REPUBLIKA.CO.ID, JAKARTA -- Kerusuhan sosial pascapemilu dapat saja terjadi jika penyelenggara KPU 2014 terindikasi tidak jujur dan berpihak. Kekhawatiran adanya kecurangan dalam pemilu juga sempat dilontarkan Megawati Soekarnoputri. Sehingga potensi itu harusnya menjadi sistem peringatan dini kepada rakyat dan parpol serta KPU.
Divisi Hukum dan Konstitusi kader dan simpatisan PDI Perjuangan Pro Jokowi (Projo), Fahmi Habsy, menilai, Pemilu 2014 status siaga satu. Apalagi, hasil Pemilu 2009 yang masih meninggalkan jejak kelabu dan kecurigaan sebagian masyarakat hingga hari ini. "Kami meminta komisioner KPU menempatkan kecintaan atas negeri diatas kepentingan pribadi sesaat. Jangan coba-coba bermain api jika tidak ingin terbakar,"ujar inisiator PDI Perjuangan Pro Jokowi (Projo) Fahmi Habsyi kepada ROL, Ahad (2/3).
Ketua Tim Advokasi Pemilu Curang Projo, Sunggul Hamonangan SH menambahkan, sejak awal para kader dan PDIP Pro Jokowi (Projo) menaruh perhatian khusus soal potensi kecurangan Pemilu. Tindaklanjutnya mengajukan gugatan untuk pembatalan terhadap nota kesepahaman KPU-Lembaga Sandi Negara (Lemsaneg) No.19/KB/KPU/2013 dan No.PERJ 400/SU/KH.02.01/09/2013 dalam gugatan Nomor 69 P/HUM/2013 yang didaftarkan 21 Oktober 2013 yang kemudian dibatalkan perjanjian tersebut oleh KPU-Lemsasneg.

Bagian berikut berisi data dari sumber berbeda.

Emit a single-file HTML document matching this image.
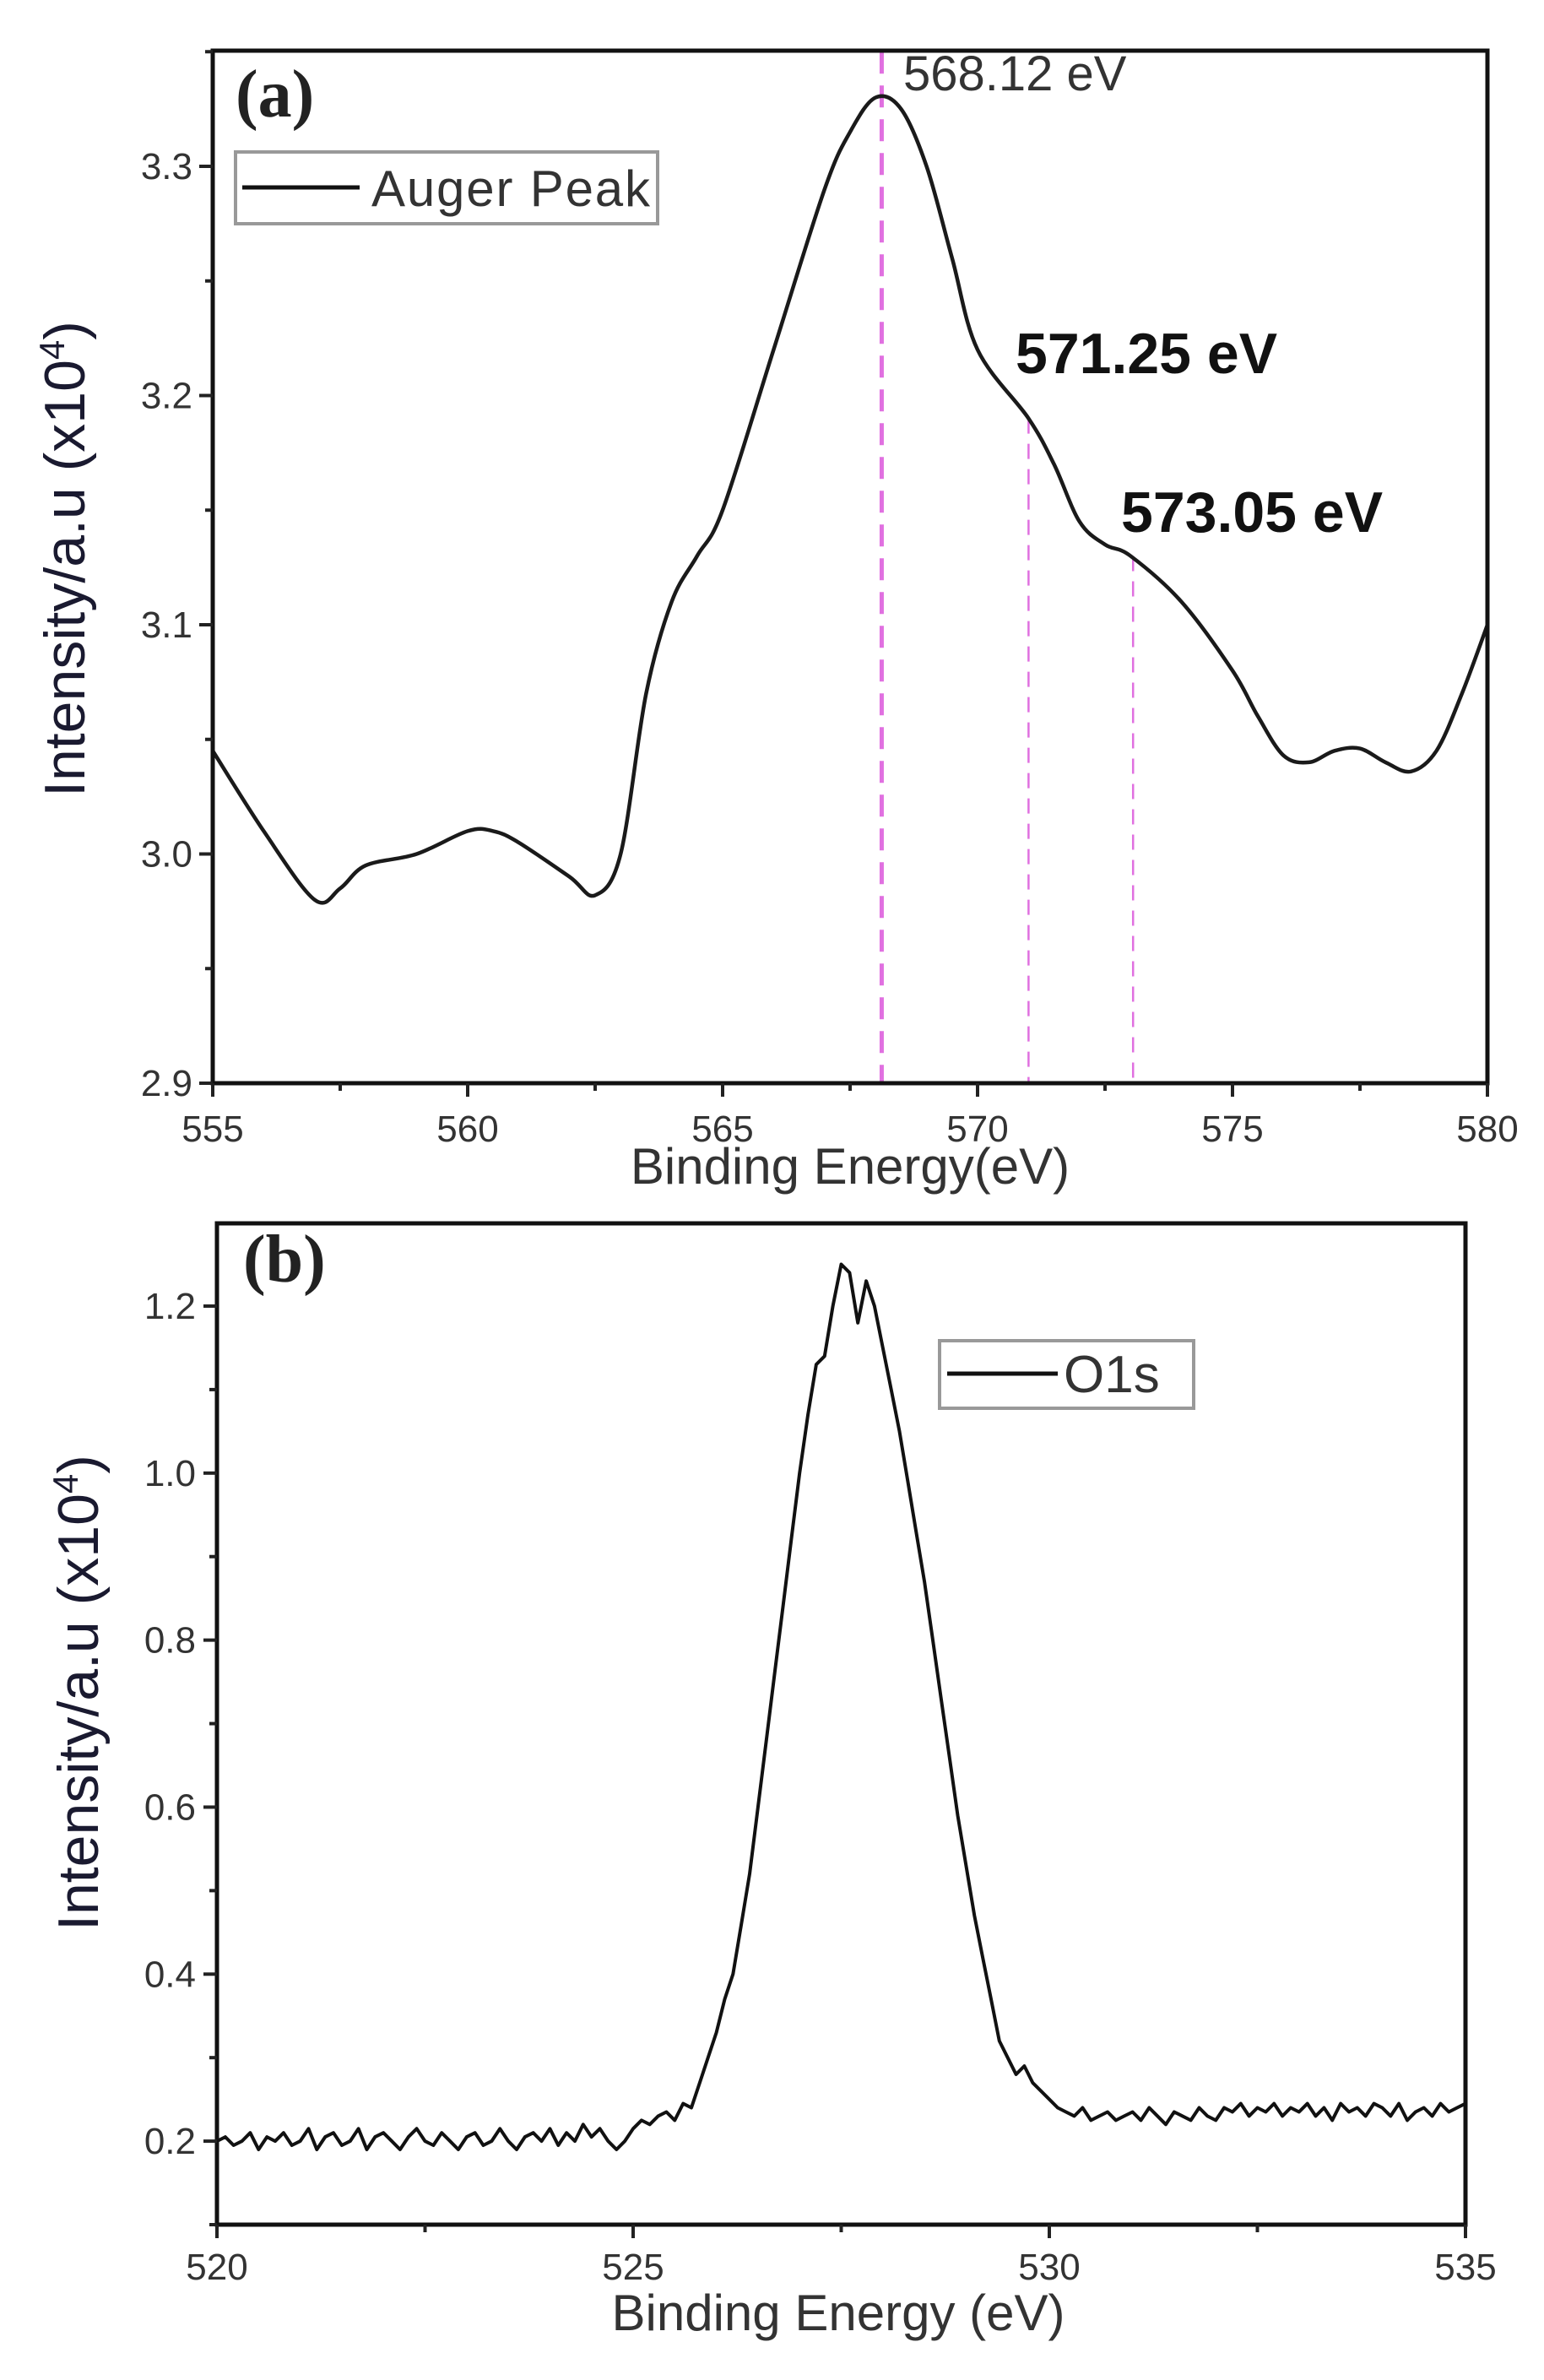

Seandainya gugatan tidak segera dilayangkan, katanya, bukan tidak mungkin pihak-pihak ambisius kekuasaan lebih leluasa melakukan kecurangan. Projo meminta elite parpol mencermati dimana KPU akan melakukan perhitungan tabulasi nasional dilaksanakan apakah di tempat netral atau tidak.